Surabaya (ANTARA) - Sekretaris Jenderal Dewan Pimpinan Pusat Gerakan Mahasiswa Nasional Indonesia (GMNI) Muhammad Ageng Dendy Setiawan menentang wacana penambahan periodisasi kepala desa (kades) dari enam ke sembilan tahun.
"Regenerasi kepemimpinan di desa akan terhambat, sehingga akan memunculkan polemik di masyarakat dan menjadikan masyarakat hopeless terhadap perubahan kepemimpinan di desa, yang akhirnya masyarakat menjadi apolitis," kata Muhammad Ageng Dendy dalam siaran pers yang diterima di Surabaya, Rabu.

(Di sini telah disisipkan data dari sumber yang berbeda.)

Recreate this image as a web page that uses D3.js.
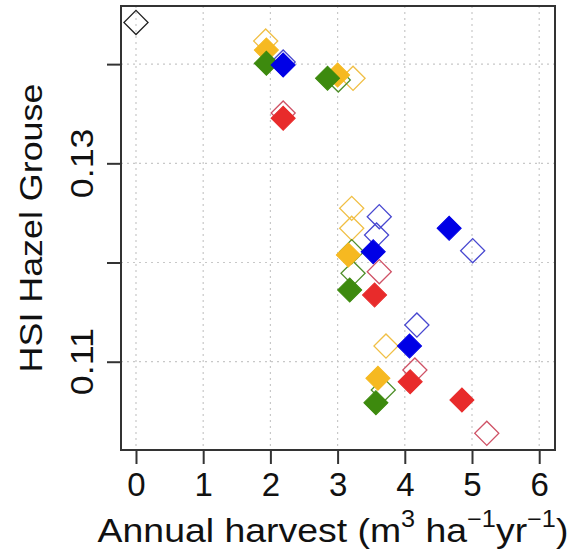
<!DOCTYPE html>
<html>
<meta charset="utf-8">
<style>
  body { margin: 0; background: #fff; }
  text { font-family: "Liberation Sans", Arial, sans-serif; fill: #111; }
</style>
<script src="https://d3js.org/d3.v7.min.js"></script>
<body>
<script>
var svgWidth = 570, svgHeight = 549;

// tick labels
var xTicks = [0, 1, 2, 3, 4, 5, 6];
var yTicks = [0.11, 0.12, 0.13, 0.14];
var yTickLabels = ["0.11", "", "0.13", ""];

// series: [harvest, HSI]
var refOpen = [[0, 0.1442]];

var orangeOpen = [[1.93, 0.14233], [3.23, 0.13857], [3.21, 0.12546], [3.21, 0.12345], [3.72, 0.11158]];
var greenOpen  = [[3.01, 0.1384], [3.21, 0.12109], [3.23, 0.11891], [3.68, 0.10715]];
var blueOpen   = [[2.19, 0.14021], [3.62, 0.12462], [3.58, 0.12277], [5.01, 0.12119], [4.18, 0.1137]];
var redOpen    = [[2.19, 0.13507], [3.62, 0.11907], [4.15, 0.10916], [5.22, 0.10278]];

var orangeFilled = [[1.94, 0.14142], [3.00, 0.1389], [3.16, 0.12076], [3.60, 0.10833]];
var greenFilled  = [[1.94, 0.14008], [2.85, 0.13857], [3.18, 0.11723], [3.57, 0.10587]];
var blueFilled   = [[2.19, 0.13991], [3.53, 0.12109], [4.66, 0.12345], [4.07, 0.11158]];
var redFilled    = [[2.19, 0.13454], [3.55, 0.11672], [4.08, 0.10798], [4.85, 0.10614]];

var layers = [
  { pts: refOpen,     fill: "none", stroke: "#222" },
  { pts: orangeOpen,  fill: "none", stroke: "#f0bf45" },
  { pts: greenOpen,   fill: "none", stroke: "#4f8f2a" },
  { pts: blueOpen,    fill: "none", stroke: "#4848d0" },
  { pts: redOpen,     fill: "none", stroke: "#cf5266" },
  { pts: orangeFilled, fill: "#f6b921", stroke: "#f6b921" },
  { pts: greenFilled,  fill: "#3d8a0e", stroke: "#3d8a0e" },
  { pts: blueFilled,   fill: "#0000e6", stroke: "#0000e6" },
  { pts: redFilled,    fill: "#e82b2b", stroke: "#e82b2b" }
];

var pLeft = 121, pRight = 555, pTop = 6, pBottom = 450;

var svg = d3.select("body")
  .append("svg")
  .attr("width", svgWidth)
  .attr("height", svgHeight);

var x = d3.scaleLinear()
  .domain([-0.223, 6.235])
  .range([pLeft, pRight]);

var y = d3.scaleLinear()
  .domain([0.10110, 0.14586])
  .range([pBottom, pTop]);

// grid
svg.append("g").selectAll("line")
  .data(xTicks).enter().append("line")
  .attr("x1", function(d) { return x(d); })
  .attr("x2", function(d) { return x(d); })
  .attr("y1", pTop).attr("y2", pBottom)
  .attr("stroke", "#c8c8c8")
  .attr("stroke-width", 1.2)
  .attr("stroke-dasharray", "2,4");

svg.append("g").selectAll("line")
  .data(yTicks).enter().append("line")
  .attr("y1", function(d) { return y(d); })
  .attr("y2", function(d) { return y(d); })
  .attr("x1", pLeft).attr("x2", pRight)
  .attr("stroke", "#c8c8c8")
  .attr("stroke-width", 1.2)
  .attr("stroke-dasharray", "2,4");

// points
var diamond = d3.symbol().type(d3.symbolSquare).size(290);

layers.forEach(function(layer) {
  svg.append("g").selectAll("path")
    .data(layer.pts).enter().append("path")
    .attr("d", diamond)
    .attr("transform", function(d) {
      return "translate(" + x(d[0]) + "," + y(d[1]) + ") rotate(45)";
    })
    .attr("fill", layer.fill)
    .attr("stroke", layer.stroke)
    .attr("stroke-width", layer.fill == "none" ? 1.3 : 1);
});

// box
svg.append("rect")
  .attr("x", pLeft).attr("y", pTop)
  .attr("width", pRight - pLeft).attr("height", pBottom - pTop)
  .attr("fill", "none")
  .attr("stroke", "#333")
  .attr("stroke-width", 2);

// axes
var xAxis = svg.append("g")
  .attr("transform", "translate(0," + pBottom + ")")
  .call(d3.axisBottom(x).tickValues(xTicks).tickSize(14).tickPadding(9).tickFormat(d3.format("d")));
xAxis.select(".domain").remove();
xAxis.selectAll("line").attr("stroke", "#333").attr("stroke-width", 2);
xAxis.selectAll("text").attr("font-size", 33).attr("fill", "#111").attr("font-family", null);

var yAxis = svg.append("g")
  .attr("transform", "translate(" + pLeft + ",0)")
  .call(d3.axisLeft(y).tickValues(yTicks).tickSize(14).tickFormat(""));
yAxis.select(".domain").remove();
yAxis.selectAll("line").attr("stroke", "#333").attr("stroke-width", 2);

svg.append("g").selectAll("text")
  .data(yTicks).enter().append("text")
  .attr("transform", function(d) { return "translate(93," + y(d) + ") rotate(-90) scale(1.12,1)"; })
  .attr("text-anchor", "middle")
  .attr("font-size", 32)
  .text(function(d, i) { return yTickLabels[i]; });

// axis titles
svg.append("text")
  .attr("transform", "translate(42," + ((pTop + pBottom) / 2) + ") rotate(-90) scale(1.12,1)")
  .attr("text-anchor", "middle")
  .attr("font-size", 32)
  .text("HSI Hazel Grouse");

var xl = svg.append("text")
  .attr("transform", "translate(333,542) scale(1.1,1)")
  .attr("text-anchor", "middle")
  .attr("font-size", 34);
xl.append("tspan").text("Annual harvest (m");
xl.append("tspan").attr("dy", -15).attr("font-size", 23).text("3");
xl.append("tspan").attr("dy", 15).text(" ha");
xl.append("tspan").attr("dy", -15).attr("font-size", 23).text("\u22121");
xl.append("tspan").attr("dy", 15).text("yr");
xl.append("tspan").attr("dy", -15).attr("font-size", 23).text("\u22121");
xl.append("tspan").attr("dy", 15).text(")");
</script>
</body>
</html>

Menurut alumnus Universitas Islam Negeri Sunan Ampel (UINSA) Surabaya tersebut, wacana tersebut merupakan kemunduran demokrasi, di mana masa jabatan kades berpotensi melahirkan dinasti-dinasti baru di tingkat desa.
Selain itu, lanjut dia, penambahan masa jabatan jangan sampai melanggengkan korupsi di tingkat desa, serta menghidupkan kembali rezim ala Orde Baru (Orba).
"Pemerintah dan Fraksi di Dewan Perwakilan Rakyat Republik Indonesia (DPR RI) seharusnya bijak dan mengkaji terkait usulan para kepala desa itu bukan sebatas reaksioner, apakah sudah sesuai dengan keinginan rakyat? Atau malah sebaliknya yang nantinya akan mengangkangi rakyat," ucapnya.
Tak hanya itu, mantan Ketua Dewan Pimpinan Daerah (DPD) GMNI Jawa Timur tersebut mengingatkan, baik pemerintah maupun Fraksi di DPR RI, agar jangan sampai menggunakan politik dagang sapi di momentum ini untuk pemilu 2024.
Menurut dia, jika semua Fraksi di DPR RI tetap sepakat tanpa ada kajian yang jelas dan disinyalir syarat dengan kepentingan, dirinya mengancam akan menggelar aksi ke kantor DPR.
"Kami akan menghidupkan kembali fraksi-fraksi rakyat dan parlemen jalanan di lapisan elemen masyarakat paling bawah untuk menggelar sidang di kantor-kantor Desa dan di depan Gedung Perwakilan Rakyat kita," ujarnya.